Boxing studios emerged as one of London’s top forecasted fitness trends for 2020, not because boxing is altogether new but because the capital’s latest wave of no-spit-and-sawdust fight clubs certainly is. Leading the way is Mayfair’s Jab, brainchild of former England boxing team captain George Veness. More than just a high-intensity sequence to some remixed chart hits, the authentic approach to boxing offers a comprehensive understanding of the discipline.
All the deliciousness of the classic Italian slice, but through a healthy, plant-based lens – should you wander into the powder pink interiors of Humble Pizza on Chelsea’s King’s Road, you’d be remiss not to try one of its delicious cauliflower-based pizzas. We find it hard to resist the Genova – vegan pesto, red pepper, courgette, creamy tofu and macadamia nuts *chef’s kiss*.
Notting Hill’s Farmacy is all about conscious eating, with a brand ethos of preparing their food in a way that respects everything between the soil and sun. Not only does all its produce come from its biodynamic farm (which is transported by electric van), it tastes pretty amazing too. Our go-to order is the Middle Eastern Earth Bowl.
For casual vegan eats, Ethos’ self-service, pay what your food weighs model is a convenient and tasty stop should you find yourself around Soho. Stack your plate high with everything from vegan curries to miso aubergine and myriad salads, but don’t forget to leave room for its equally delightful raw deserts and plant-based bakes.
In Club Mexicana food is meat-free. So popular were the tacos and burritos in its street vendor beginnings that it now occupy stalls in Seven Dials market and Shoreditch Dinerama, but the kitchen of Homerton pub The Spread Eagle. Vegan takes on pork, chorizo and fish tacos should all be considered in its three for £10 deal.

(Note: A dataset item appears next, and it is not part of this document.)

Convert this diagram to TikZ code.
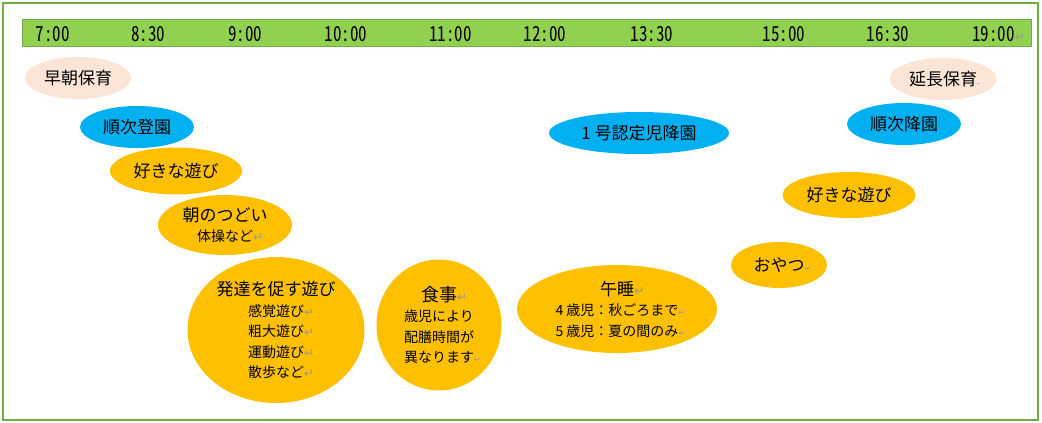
\documentclass[tikz,border=0pt]{standalone}
\usepackage{fontspec}
\usepackage{graphicx}
\setmainfont{Noto Sans CJK JP}
\newfontfamily\timefont[RawFeature=+hwid]{Noto Sans CJK JP}
\newfontfamily\dvfont{DejaVu Sans}
\usetikzlibrary{shapes.geometric}
\definecolor{frameg}{HTML}{70AD47}
\definecolor{barg}{HTML}{92D050}
\definecolor{ora}{HTML}{FFC000}
\definecolor{sky}{HTML}{00B0F0}
\definecolor{peach}{HTML}{FBE5D6}
\definecolor{markg}{HTML}{999999}
\newcommand{\retm}{\rlap{\dvfont\color{markg}\fontsize{12}{12}\selectfont ↵}}
\newcommand{\retsm}{\rlap{\dvfont\color{markg}\fontsize{8}{8}\selectfont ↵}}
\newcommand{\rettiny}{\rlap{\dvfont\color{markg}\fontsize{4}{4}\selectfont ↵}}
\newcommand{\bigline}[1]{{\fontsize{17}{20}\selectfont #1}}
\newcommand{\tstr}[1]{\scalebox{1}[1.22]{#1}}
\begin{document}
\begin{tikzpicture}[x=1pt,y=-1pt,
  ev/.style={ellipse, inner sep=0pt, align=center, font=\fontsize{17}{20}\selectfont},
  orev/.style={ev, fill=ora},
  blev/.style={ev, fill=sky},
  pkev/.style={ev, fill=peach},
  multi/.style={font=\fontsize{14}{20.5}\selectfont},
  tlabel/.style={font=\timefont\fontsize{17}{17}\selectfont, inner sep=0pt}]
\useasboundingbox (0,0) rectangle (1042,423);
\draw[frameg, line width=2pt] (3,2.5) rectangle (1038,420);
\node[draw=frameg, fill=barg, line width=0.8pt, minimum width=1009pt, minimum height=27pt,
      inner sep=0pt, anchor=north west] (bar) at (22,19) {};
% time labels
\node[tlabel] (t1) at (52.5,34.5) {\tstr{7:00}};
\node[tlabel] (t2) at (148,34.5) {\tstr{8:30}};
\node[tlabel] (t3) at (245,34.5) {\tstr{9:00}};
\node[tlabel] (t4) at (346,34.5) {\tstr{10:00}};
\node[tlabel] (t5) at (450.5,34.5) {\tstr{11:00}};
\node[tlabel] (t6) at (545,34.5) {\tstr{12:00}};
\node[tlabel] (t7) at (652,34.5) {\tstr{13:30}};
\node[tlabel] (t8) at (784,34.5) {\tstr{15:00}};
\node[tlabel] (t9) at (888,34.5) {\tstr{16:30}};
\node[tlabel] (t10) at (993.5,34.5) {\tstr{19:00}\retm};
% activities
\node[pkev, minimum width=106pt, minimum height=42pt] (soucho) at (78,78) {早朝保育};
\node[blev, minimum width=114pt, minimum height=42pt] (toen) at (137,127) {順次登園\rettiny};
\node[orev, minimum width=132pt, minimum height=47pt] (asobi1) at (176,171) {好きな遊び};
\node[orev, multi, minimum width=134pt, minimum height=60pt] (tsudoi) at (225,225)
  {\bigline{朝のつどい}\\体操など\retm};
\node[orev, multi, minimum width=177pt, minimum height=146pt] (hattatsu) at (276,330)
  {\bigline{発達を促す遊び}\\感覚遊び\retm\\粗大遊び\retm\\運動遊び\retm\\散歩など\retm};
\node[orev, multi, minimum width=125pt, minimum height=131pt] (shokuji) at (439,325)
  {{\fontsize{18}{20}\selectfont 食事}\retm\\歳児により\\配膳時間が\\異なります\retsm};
\node[blev, minimum width=180pt, minimum height=42pt] (kouen1) at (639,133) {1 号認定児降園};
\node[orev, multi, minimum width=200pt, minimum height=88pt] (gosui) at (617,309)
  {\bigline{午睡}\retm\\4 歳児：秋ごろまで\retsm\\5 歳児：夏の間のみ\retsm};
\node[orev, minimum width=96pt, minimum height=46pt] (oyatsu) at (779,265) {おやつ\retsm};
\node[orev, minimum width=133pt, minimum height=46pt] (asobi2) at (849,195) {好きな遊び};
\node[blev, minimum width=114pt, minimum height=42pt] (kouen2) at (904,124) {順次降園\rettiny};
\node[pkev, minimum width=107pt, minimum height=42pt] (encho) at (943,79) {延長保育\rettiny};
\end{tikzpicture}
\end{document}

For the best vegan junk food in town, Shoreditch’s Unity Diner is a non-profit that fast food’s major players could learn a thing or two from. Damn good vegan burgers, hot dogs, dirty fries and cocktails are served to raise money for the animal rights campaigning work of Surge. Best of all is its sustainability commitment – 100% biodegradable takeaway containers, coffee cups and straws, ethically made cotton uniforms with chemical-free vegan ink.
Where to go in London for great vegan dumplings and bao? Well, the clue is in the name. Chay means vegan in Vietnamese, and Eat Chay serves up some of the best East Asian vegan food we’ve come across. Taking up container space in trendy Shoreditch Box Park, Choose from bao buns of BBQ seitan, soy chick’n or crispy tofu, with a side of vegan pork dumplings to share.
We live in a fast-paced world and few places are quite so emblematic of that as London. Re:Centre is all about the stillness and calm we neglect in our lives, and this permeates all its classes and events. Book into Richie Bostock’s breathwork classes to reconnect with your body and accelerate your personal growth from within. Can’t make it, check out some of his tips for success here.
Hampstead Bathing Ponds
London’s infamous heath is home to three bathing ponds, divided into women’s, men’s and mixed. Regardless of what time of year you visit, you’ll always find someone paddling – so make like Wim Hof and take the plunge on a February weekend or join the decidedly bigger crowds in the height of summer.
Volunteer with The Felix Project
For all its delicious restaurants, London is a major culprit for wasting food. One organisation that seeks to change that is the Felix Project, which collects fresh, nutritious food that can’t be sold to deliver to charities and schools who can provide healthy meals for the most vulnerable. If you’re looking for a place to volunteer your time for a compassionate cause, this is one of the best places you can do it.